Return the material word for word. Do not include pictures.

================

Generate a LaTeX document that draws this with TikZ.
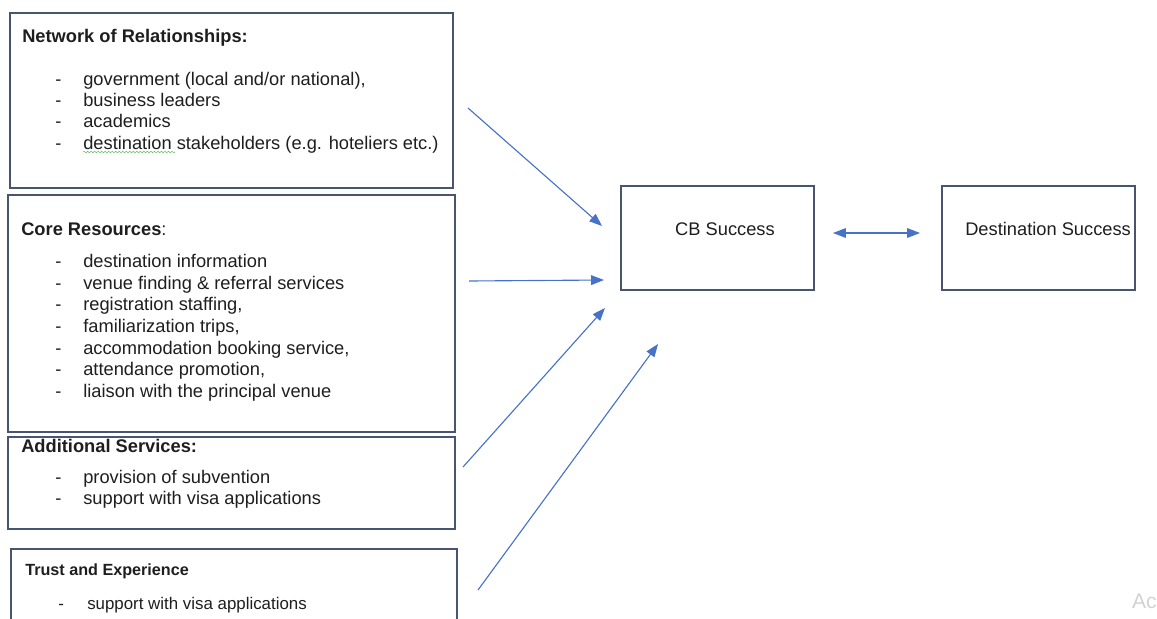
\documentclass[tikz,border=0pt]{standalone}
\usepackage{fontspec}
\setmainfont{Liberation Sans}
\usetikzlibrary{arrows.meta}
\usetikzlibrary{decorations.pathmorphing}
\definecolor{frame}{RGB}{72,84,112}
\definecolor{flow}{RGB}{70,114,200}
\definecolor{ink}{RGB}{30,30,30}

\begin{document}
\begin{tikzpicture}[x=0.025cm,y=-0.025cm,>={Triangle[length=3.2mm,width=2.4mm]},
  box/.style={draw=frame,line width=1.2pt},
  txt/.style={anchor=west,inner sep=0pt,text height=12pt,text depth=1.5pt,text=ink,font=\fontsize{13}{15}\selectfont},
  head/.style={txt,font=\fontsize{13}{15}\selectfont\bfseries},
  small/.style={txt,font=\fontsize{12}{14}\selectfont},
  link/.style={draw=flow,line width=0.8pt,->}]
\useasboundingbox (0,0) rectangle (1157,618);
% boxes
\draw[box] (10,13) rectangle (453,188);
\draw[box] (8,195) rectangle (455,432);
\draw[box] (8,437) rectangle (455,529);
\draw[box] (11,549) rectangle (457,640);
\draw[box] (621,186) rectangle (814,290);
\draw[box] (942,186) rectangle (1135,290);
% network of relationships
\node[head] (nethead) at (22,35) {Network of Relationships:};
\foreach \t [count=\i from 0] in {{government (local and/or national),},business leaders,academics,{destination stakeholders (e.g. hoteliers etc.)}}{
\node[txt] (netdash\i) at (55,78+21.3*\i) {-};
\node[txt] (net\i) at (83,78+21.3*\i) {\t};
}
\draw[decorate,decoration={snake,amplitude=0.5pt,segment length=2.5pt},green!60!black!60] (83,152) -- (175,152);
% core resources
\node[txt] (corehead) at (21,228) {\textbf{Core Resources}:};
\foreach \t [count=\i from 0] in {destination information,venue finding \& referral services,{registration staffing,},{familiarization trips,},{accommodation booking service,},{attendance promotion,},liaison with the principal venue}{
\node[txt] (coredash\i) at (55,260+21.67*\i) {-};
\node[txt] (core\i) at (83,260+21.67*\i) {\t};
}
% additional services
\node[head] (addhead) at (21,445) {Additional Services:};
\foreach \t [count=\i from 0] in {provision of subvention,support with visa applications}{
\node[txt] (adddash\i) at (55,476+21.3*\i) {-};
\node[txt] (add\i) at (83,476+21.3*\i) {\t};
}
% trust and experience
\node[small,font=\fontsize{11.5}{14}\selectfont\bfseries] (trusthead) at (25,568) {Trust and Experience};
\node[small] (trustdash) at (58,602) {-};
\node[small] (trust0) at (87,602) {support with visa applications};
% outcomes
\node[txt,anchor=center] (cb) at (725,228) {CB Success};
\node[txt] (dest) at (965,228) {Destination Success};
\node[txt,anchor=east,text=gray!35,font=\fontsize{15}{18}\selectfont] (ac) at (1157,601) {Ac};
% arrows
\coordinate (n1) at (468,108);
\coordinate (n2) at (602,226);
\coordinate (c1) at (469,281);
\coordinate (c2) at (604,280);
\coordinate (a1) at (463,467);
\coordinate (a2) at (605,308);
\coordinate (t1) at (478,590);
\coordinate (t2) at (658,344);
\coordinate (d1) at (833,233);
\coordinate (d2) at (920,233);
\draw[link] (n1) -- (n2);
\draw[link] (c1) -- (c2);
\draw[link] (a1) -- (a2);
\draw[link] (t1) -- (t2);
\draw[link,<->] (d1) -- (d2);
\end{tikzpicture}
\end{document}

================

▶ **Result of this task**:
Generate a LaTeX document that draws this with TikZ.
\documentclass[tikz,border=0pt]{standalone}
\usepackage{fontspec}
\setmainfont{Liberation Sans}
\usetikzlibrary{arrows.meta}
\usetikzlibrary{decorations.pathmorphing}
\definecolor{frame}{RGB}{72,84,112}
\definecolor{flow}{RGB}{70,114,200}
\definecolor{ink}{RGB}{30,30,30}

\begin{document}
\begin{tikzpicture}[x=0.025cm,y=-0.025cm,>={Triangle[length=3.2mm,width=2.4mm]},
  box/.style={draw=frame,line width=1.2pt},
  txt/.style={anchor=west,inner sep=0pt,text height=12pt,text depth=1.5pt,text=ink,font=\fontsize{13}{15}\selectfont},
  head/.style={txt,font=\fontsize{13}{15}\selectfont\bfseries},
  small/.style={txt,font=\fontsize{12}{14}\selectfont},
  link/.style={draw=flow,line width=0.8pt,->}]
\useasboundingbox (0,0) rectangle (1157,618);
% boxes
\draw[box] (10,13) rectangle (453,188);
\draw[box] (8,195) rectangle (455,432);
\draw[box] (8,437) rectangle (455,529);
\draw[box] (11,549) rectangle (457,640);
\draw[box] (621,186) rectangle (814,290);
\draw[box] (942,186) rectangle (1135,290);
% network of relationships
\node[head] (nethead) at (22,35) {Network of Relationships:};
\foreach \t [count=\i from 0] in {{government (local and/or national),},business leaders,academics,{destination stakeholders (e.g. hoteliers etc.)}}{
\node[txt] (netdash\i) at (55,78+21.3*\i) {-};
\node[txt] (net\i) at (83,78+21.3*\i) {\t};
}
\draw[decorate,decoration={snake,amplitude=0.5pt,segment length=2.5pt},green!60!black!60] (83,152) -- (175,152);
% core resources
\node[txt] (corehead) at (21,228) {\textbf{Core Resources}:};
\foreach \t [count=\i from 0] in {destination information,venue finding \& referral services,{registration staffing,},{familiarization trips,},{accommodation booking service,},{attendance promotion,},liaison with the principal venue}{
\node[txt] (coredash\i) at (55,260+21.67*\i) {-};
\node[txt] (core\i) at (83,260+21.67*\i) {\t};
}
% additional services
\node[head] (addhead) at (21,445) {Additional Services:};
\foreach \t [count=\i from 0] in {provision of subvention,support with visa applications}{
\node[txt] (adddash\i) at (55,476+21.3*\i) {-};
\node[txt] (add\i) at (83,476+21.3*\i) {\t};
}
% trust and experience
\node[small,font=\fontsize{11.5}{14}\selectfont\bfseries] (trusthead) at (25,568) {Trust and Experience};
\node[small] (trustdash) at (58,602) {-};
\node[small] (trust0) at (87,602) {support with visa applications};
% outcomes
\node[txt,anchor=center] (cb) at (725,228) {CB Success};
\node[txt] (dest) at (965,228) {Destination Success};
\node[txt,anchor=east,text=gray!35,font=\fontsize{15}{18}\selectfont] (ac) at (1157,601) {Ac};
% arrows
\coordinate (n1) at (468,108);
\coordinate (n2) at (602,226);
\coordinate (c1) at (469,281);
\coordinate (c2) at (604,280);
\coordinate (a1) at (463,467);
\coordinate (a2) at (605,308);
\coordinate (t1) at (478,590);
\coordinate (t2) at (658,344);
\coordinate (d1) at (833,233);
\coordinate (d2) at (920,233);
\draw[link] (n1) -- (n2);
\draw[link] (c1) -- (c2);
\draw[link] (a1) -- (a2);
\draw[link] (t1) -- (t2);
\draw[link,<->] (d1) -- (d2);
\end{tikzpicture}
\end{document}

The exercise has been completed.